Recommended Specimen Dimensions and Boundary Conditions for Measurement of Hydrogen Permeation in Thick Carbon Steel Plates

• Published in: Corrosion (Houston, Tex.) Vol. 71; no. 5; pp. 585 - 597
• Main Authors: Traidia, A, El-Sherik, A M, Attar, H
• Format: Journal Article
• Language: English
• Published: Houston NACE International 01.05.2015
• Subjects: Boundary conditions; Carbon steel; Carbon steels; Corrosion; Diffusion; Diffusion barriers; Diffusion effects; Diffusion plating; Dimensional measurements; Dimensions; Finite element method; Heat treatment; Heat treatments; Hydrogen; Hydrogen charging; Hydrogen permeation; Laboratories; Lateral diffusion; Mathematical analysis; Mathematical models; Penetration; Pipelines; Steel plates; Thick plates; USA, Texas, Houston
• ISSN: 0010-9312; 1938-159X
• DOI: 10.5006/1327

The present work discusses the influence of specimen dimensions and boundary conditions on the deviation towards 2D diffusion during hydrogen permeation measurements on thick carbon steel plates.
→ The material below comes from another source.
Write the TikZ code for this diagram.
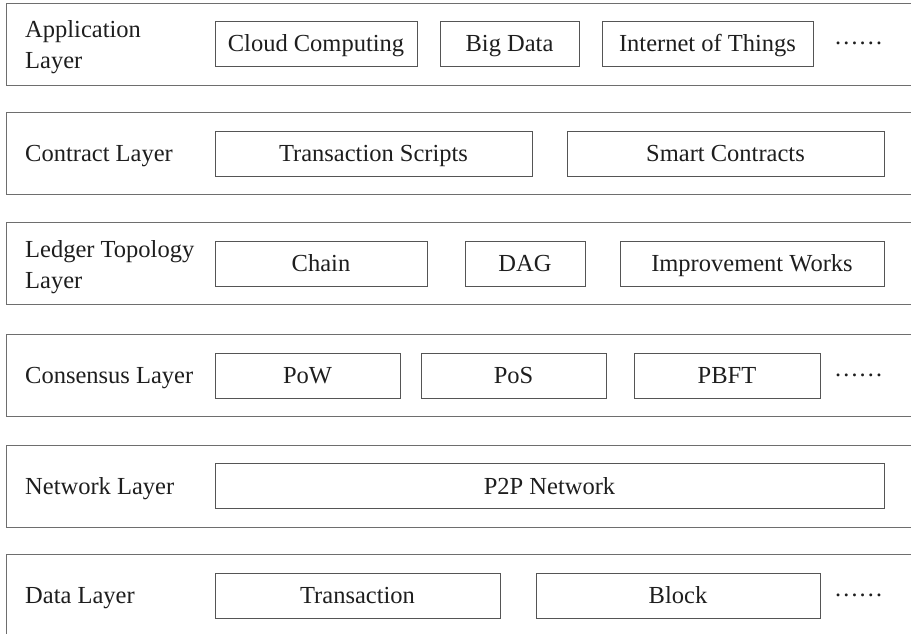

It was mathematically found and experimentally confirmed that hydrogen losses through lateral diffusion could significantly affect the validity of laboratory measurements on thick plates, since the common 1D simplification of diffusion equations is no longer valid. Based on a finite element analysis, two options are proposed to minimize the effects of side diffusion on permeation measurements. The first option, which encompasses ISO 17081 criteria, recommends optimum radii for hydrogen charging and extraction surfaces and is valid for a wide range of specimen thicknesses. The second option relies on modification of boundary conditions and consists of applying a hydrogen-diffusion barrier on the specimen side edges. This second option was experimentally tested and validated by means of an oxide layer deposited using a heat treatment. The present paper will describe in detail the mathematical modeling and experimental approaches and the basis for our recommendation.